Lom is a town in northwestern Bulgaria, part of Montana Province, situated on the right bank of the Danube, close to the estuary of the Lom River. It is 162 km north of Sofia, 56 km southeast of Vidin, 49 km north of Montana and 42 km west of Kozloduy. It is the second most important Bulgarian port on the Danube after Rousse.
Antiquity and Middle Ages
Lom was founded by the Thracians under the name of Artanes in Antiquity. After them the Romans called the fortress and the town Almus, from where the name of the today's town and of the Lom River comes.
There are no reports proving that there existed a big settlement in the Middle Ages. It was not until Ottoman rule that it enlarged but for a long time it was under the shadow of the dominant towns of Vidin, Nikopol and Silistra. It is assumed that the Ottoman village was founded in 1695 by Kara Mustafa and Murad Bey, who were defeated at Vienna in 1683 and who came here sailing rafts along the Danube.
Ottoman rule and Bulgarian National Revival
The name Lom Palanka was mentioned for a first time in 1704. The settlement then called "palanka" was something between a village and a town in size and importance. In 1798 Lom suffered from brigand raids. With the development of shipping along the Danube after 1830, the importance of the town grew. The road to Sofia contributed to its progress and turned it into a main export port to Vienna (Austria). By 1869 there were 120 shops, 148 trade offices, 175 food shops, 34 coffee bars, 6 hotels and 2 mills. The town was centred around the old Kale (fortress), which was entered through three kapii (gates) — Vidinska, Belogradchishka, Sofiyska. The tradesmen from Lom offered goods at the biggest fairs in the region and beyond. In 1880 there were 7 500 inhabitants in the town.
Lom is proud of its traditions from the period of the Bulgarian National Revival. In 1856 the first community centre in Bulgaria was founded in the town, the first women's society in the country was elso established in 1858 and one of the first theatre performances took place in the town. Krastyu Pishurka, a noted educator, also worked in Lom.

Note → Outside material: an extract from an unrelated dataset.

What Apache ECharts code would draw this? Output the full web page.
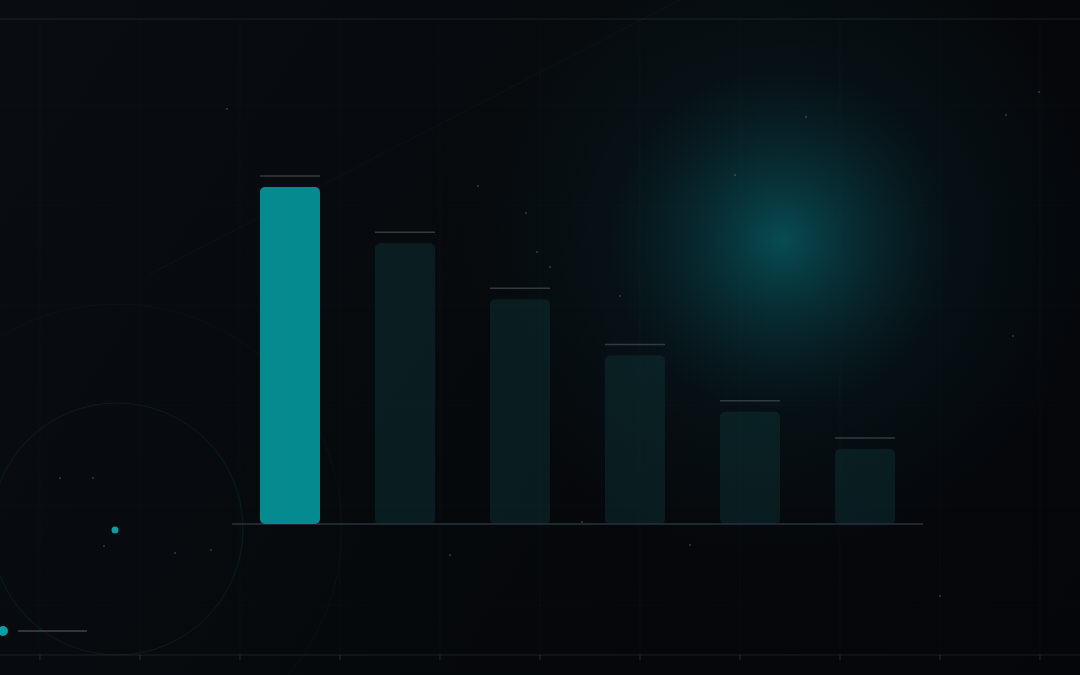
<!DOCTYPE html>
<html>
<head>
<meta charset="utf-8">
<script src="https://cdn.jsdelivr.net/npm/echarts@6/dist/echarts.min.js"></script>
<style>
  html, body { margin: 0; padding: 0; background: #05070a; }
  #main { width: 1080px; height: 675px; }
</style>
</head>
<body>
<div id="main"></div>
<script>
// 数据
var categories = ['A', 'B', 'C', 'D', 'E', 'F'];
var values = [9, 7.5, 6, 4.5, 3, 2];
var highlightIndex = 0;

var chart = echarts.init(document.getElementById('main'));

// 背景装饰
function buildBackground() {
  var els = [];
  // 底色
  els.push({
    type: 'rect', z: -10, silent: true,
    shape: { x: 0, y: 0, width: 1080, height: 675 },
    style: {
      fill: new echarts.graphic.LinearGradient(0, 0, 1, 1, [
        { offset: 0, color: '#090d12' },
        { offset: 0.5, color: '#06090c' },
        { offset: 1, color: '#04060a' }
      ])
    }
  });
  // 光晕 (外层大范围)
  els.push({
    type: 'circle', z: -9, silent: true,
    shape: { cx: 782, cy: 240, r: 320 },
    style: {
      fill: new echarts.graphic.RadialGradient(0.5, 0.5, 0.5, [
        { offset: 0, color: 'rgba(10,60,68,0.45)' },
        { offset: 0.5, color: 'rgba(10,45,52,0.25)' },
        { offset: 1, color: 'rgba(10,35,42,0)' }
      ])
    }
  });
  // 光晕 (中心)
  els.push({
    type: 'circle', z: -9, silent: true,
    shape: { cx: 782, cy: 240, r: 170 },
    style: {
      fill: new echarts.graphic.RadialGradient(0.5, 0.5, 0.5, [
        { offset: 0, color: 'rgba(8,95,102,0.7)' },
        { offset: 0.5, color: 'rgba(8,70,78,0.35)' },
        { offset: 1, color: 'rgba(8,50,58,0)' }
      ])
    }
  });
  // 竖向网格
  for (var x = 40; x <= 1040; x += 100) {
    els.push({
      type: 'line', z: -8, silent: true,
      shape: { x1: x, y1: 20, x2: x, y2: 655 },
      style: { stroke: 'rgba(60,80,90,0.08)', lineWidth: 1 }
    });
    // 底部刻度
    els.push({
      type: 'line', z: -8, silent: true,
      shape: { x1: x, y1: 655, x2: x, y2: 660 },
      style: { stroke: 'rgba(80,95,105,0.45)', lineWidth: 1 }
    });
  }
  // 横向网格
  for (var y = 105; y <= 605; y += 100) {
    els.push({
      type: 'line', z: -8, silent: true,
      shape: { x1: 0, y1: y, x2: 1080, y2: y },
      style: { stroke: 'rgba(60,80,90,0.06)', lineWidth: 1 }
    });
  }
  // 顶部 / 底部线
  els.push({
    type: 'line', z: -7, silent: true,
    shape: { x1: 0, y1: 19, x2: 1080, y2: 19 },
    style: { stroke: 'rgba(70,88,98,0.3)', lineWidth: 1 }
  });
  els.push({
    type: 'line', z: -7, silent: true,
    shape: { x1: 0, y1: 655, x2: 1080, y2: 655 },
    style: { stroke: 'rgba(70,88,98,0.3)', lineWidth: 1 }
  });
  // 斜线
  els.push({
    type: 'line', z: -7, silent: true,
    shape: { x1: 150, y1: 274, x2: 680, y2: 0 },
    style: { stroke: 'rgba(60,90,100,0.1)', lineWidth: 1 }
  });
  // 圆
  els.push({
    type: 'circle', z: -7, silent: true,
    shape: { cx: 117, cy: 529, r: 126 },
    style: { fill: 'none', stroke: 'rgba(20,90,90,0.22)', lineWidth: 1 }
  });
  els.push({
    type: 'circle', z: -7, silent: true,
    shape: { cx: 117, cy: 529, r: 225 },
    style: { fill: 'none', stroke: 'rgba(40,70,80,0.1)', lineWidth: 1 }
  });
  // 青色点
  els.push({
    type: 'circle', z: -6, silent: true,
    shape: { cx: 115, cy: 530, r: 3.5 },
    style: { fill: '#0a9ea3' }
  });
  els.push({
    type: 'circle', z: -6, silent: true,
    shape: { cx: 3, cy: 631, r: 5 },
    style: { fill: '#0a9ea3' }
  });
  els.push({
    type: 'line', z: -6, silent: true,
    shape: { x1: 18, y1: 631, x2: 87, y2: 631 },
    style: { stroke: 'rgba(110,120,125,0.55)', lineWidth: 1.5 }
  });
  // 小点
  var dots = [[60, 478], [104, 546], [175, 553], [211, 550], [93, 478], [227, 109], [478, 186], [526, 213], [537, 252], [550, 267],
    [582, 522], [620, 296], [735, 175], [806, 117], [1039, 92], [1006, 115], [1013, 336], [940, 596], [690, 545], [450, 555]];
  dots.forEach(function (d) {
    els.push({
      type: 'circle', z: -6, silent: true,
      shape: { cx: d[0], cy: d[1], r: 1 },
      style: { fill: 'rgba(120,140,150,0.4)' }
    });
  });
  return els;
}

var option = {
  backgroundColor: 'transparent',
  animation: false,
  graphic: buildBackground(),
  grid: { left: 232.5, right: 157.5, top: 187, bottom: 151 },
  xAxis: {
    type: 'category',
    data: categories,
    axisLine: { show: true, lineStyle: { color: '#2b3338', width: 1.5 } },
    axisTick: { show: false },
    axisLabel: { show: false },
    splitLine: { show: false }
  },
  yAxis: {
    type: 'value',
    min: 0,
    max: 9,
    show: false,
    splitLine: { show: false }
  },
  series: [
    {
      type: 'bar',
      data: values.map(function (v, i) {
        return {
          value: v,
          itemStyle: {
            color: i === highlightIndex ? '#048a8f' : 'rgba(16,60,62,0.38)'
          }
        };
      }),
      barWidth: 60,
      itemStyle: { borderRadius: 5 }
    },
    {
      // 顶部标记线
      type: 'scatter',
      data: values,
      symbol: 'rect',
      symbolSize: [60, 1.5],
      symbolOffset: [0, -11],
      itemStyle: { color: 'rgba(90,100,106,0.65)' },
      z: 3
    }
  ]
};

chart.setOption(option);
</script>
</body>
</html>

Lom, as many other Bulgarian towns, has had a poor infrastructure since the fall of communism. Most of the streets and houses are in a poor condition. Despite this, little has been done by the local government to solve the problem. Other major issues include poverty, which is extremely high mainly due to the very low rate of unemployment. An increase in the population of the elderly and the Roma minority only contributes to the decrease of job opportunities as young people seek to leave the town in search of better education and life prospects.
Among the remarkable landmarks are: Plazha (The Beach) - the 500 m. long pebbled beach at the bank of the Danube River, 3 km. from the centre of the town; Town Museum of History, housed in the building of the old town-hall; Preserved foundations of the antique fortress Almus; Postoyanstvo, the oldest community centre in Bulgaria; Building of the former School of Pedagogy; Borunska Church; Monument of Tseko Voivoda (1807-1881), a participant in the battles for liberation of Serbia and proclaimed by the Serbian government to be a voyvoda (revolutionary leader).